Experts call for government support for cultural exchanges to prevent anti-Korea movement
The Ministry of Culture, Sports and Tourism on Tuesday launched an advisory committee of 19 leading figures in the country’s cultural scene to discuss ways for Korea to keep hallyu going and also to introduce the lesser-promoted cultural sectors to the world.
The advisory committee will hold monthly meetings to share ideas on developing high-quality and consistent cultural products, revising the legal framework and providing financial support for the traditional culture and fine arts.
“If K-drama and K-pop have opened the door for us to introduce Korean culture around the world, now we need to develop concrete ideas on how to consistently promote hallyu so that we can present other cultural assets like Pororo, food, traditional arts, fashion, tourism and others in the future,” Culture Minister Choe Kwang-shik said during the inaugural meeting of the advisory committee held at Samcheonggak in Seoul.
“The government will reflect on committee’s suggestions when setting up a new legal framework. The government will also play a coordinating role to support artists and developers systematically and financially.”
Culture Minister Choe Kwang-shik (center, front row), Korea Literature Translation Institute Director Kim Seong-kon (fourth from right, front row) and other members of an advisory committee on promoting hallyu pose for a photo at Samcheonggak, in Seoul, Monday. Kim was elected to chair the committee. (Culture Ministry)
The list of experts selected for the advisory committee on Korean Wave includes Korea Tourism Organization chief Lee Charm, KwangJuYo CEO Cho Tae-kwon, fashion designer Lie Sang-bong, master percussionist and professor at Korea National University of Arts Kim Duk-soo.
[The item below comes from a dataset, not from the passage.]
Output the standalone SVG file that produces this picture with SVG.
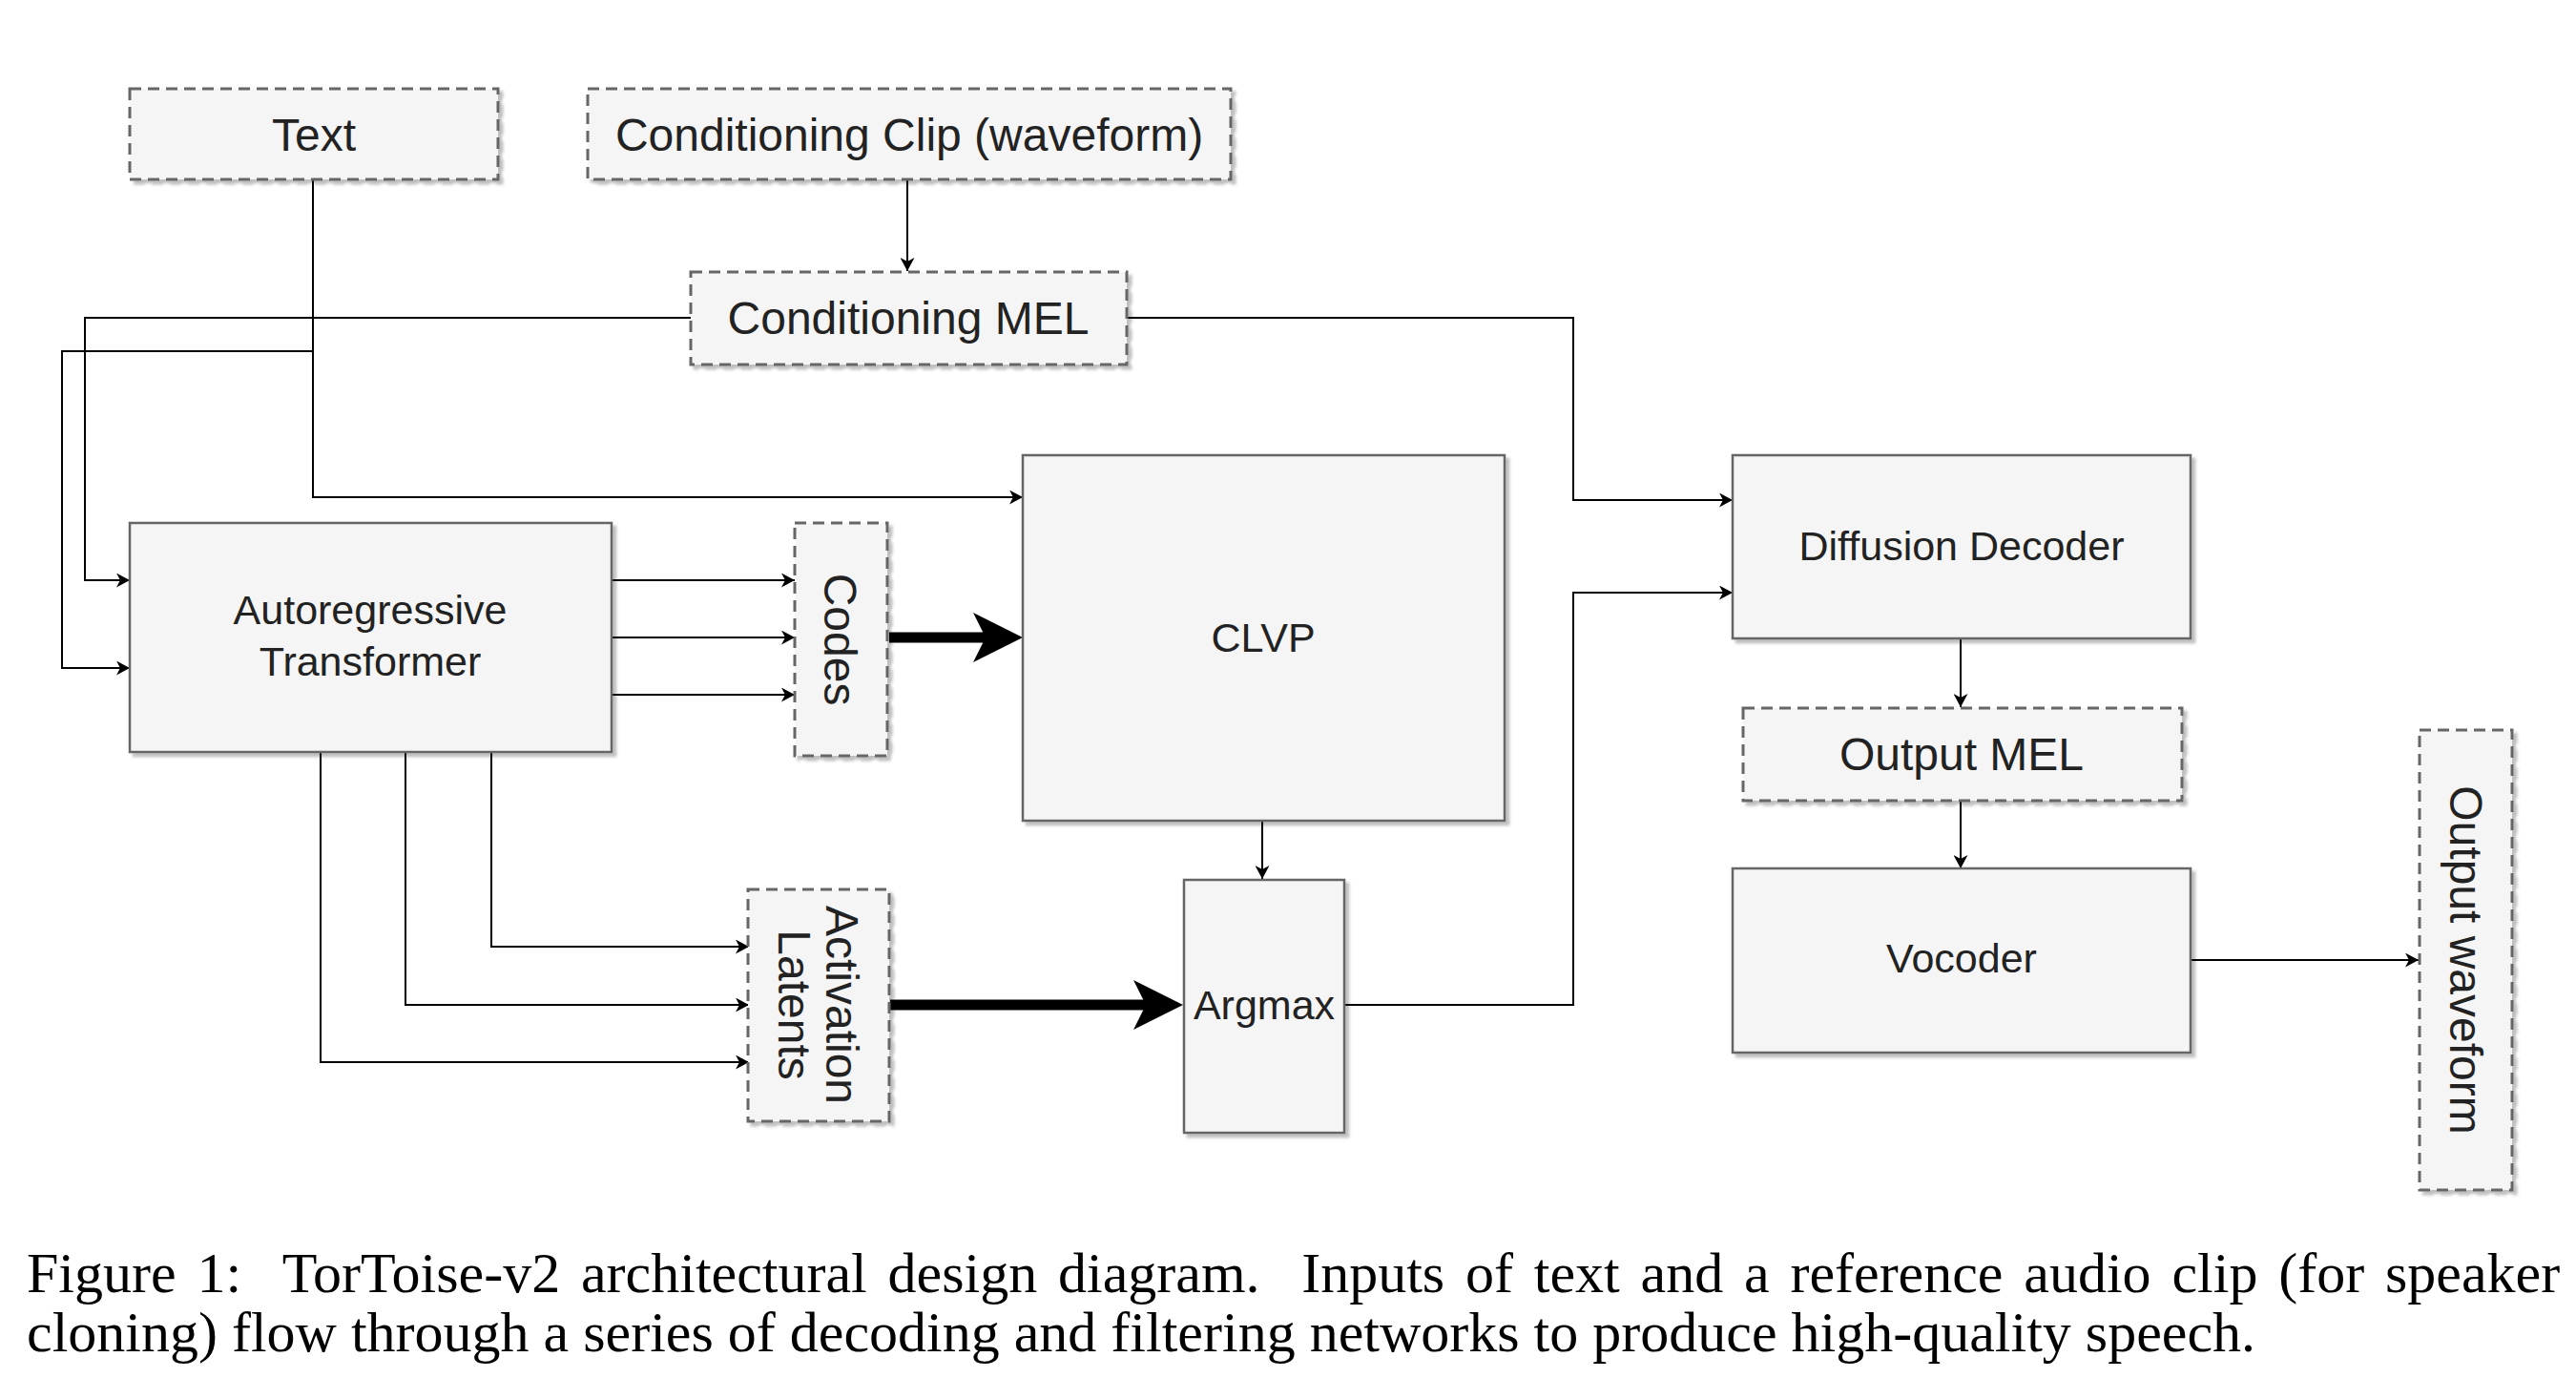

Other members include theater director of musical “The Last Empress” and president of A-com International Yoon Ho-jin, Chairman of Royal Asiatic Society’s Korea branch and a passionate advocate of hanok or Korean traditional house Peter Bartholomew, theater director Yang Jeong-woong, and Korean Studies Advancement Center head Kim Byeong-il, among others.
The members selected Kim Seong-kon, director of Korea Literature Translation Institute and also a renowned English literature scholar, as the head of the committee.
At the first round of meeting, Choi Joon-ho, a Korean National University of Arts professor and former director of Korean Cultural Center in Paris, urged the government to promote cultural exchanges with countries where Korean pop culture is making inroads, pointing out that an anti-hallyu movement rising in some parts of the world.
Kim Duk-soo also emphasized the importance of supporting traditional Korean culture, calling it the root of hallyu.
The committee was launched at a critical time when the popularity of Korean pop music is sweeping across Asia, Europe and Latin America.
The world-wide attention on K-pop has presented Korea with new possibilities following the first example of hallyu in the early 2000s, when TV dramas such as “Winter Sonata,” created fans across Asia.
The popularity of K-pop has sparked widespread interest in many aspects of Korean culture with the number of foreign tourists increasing sharply.
Since early this year, the Culture Ministry has been pushing Korean traditional culture as the new driving force for the Korean Wave.
In January, it announced plans to further promote Korean traditional culture and also inaugurated the K-Culture Promotion Taskforce which will coordinate the implementation of the plans. It said it will spend 33.5 billion won this year toward the goal and prepare a budget of 230 billion won for 2014 and 2015 in cooperation with other governmental organizations.
Officials say the ministry will announce a follow-up plan on commercializing hallyu products later this month.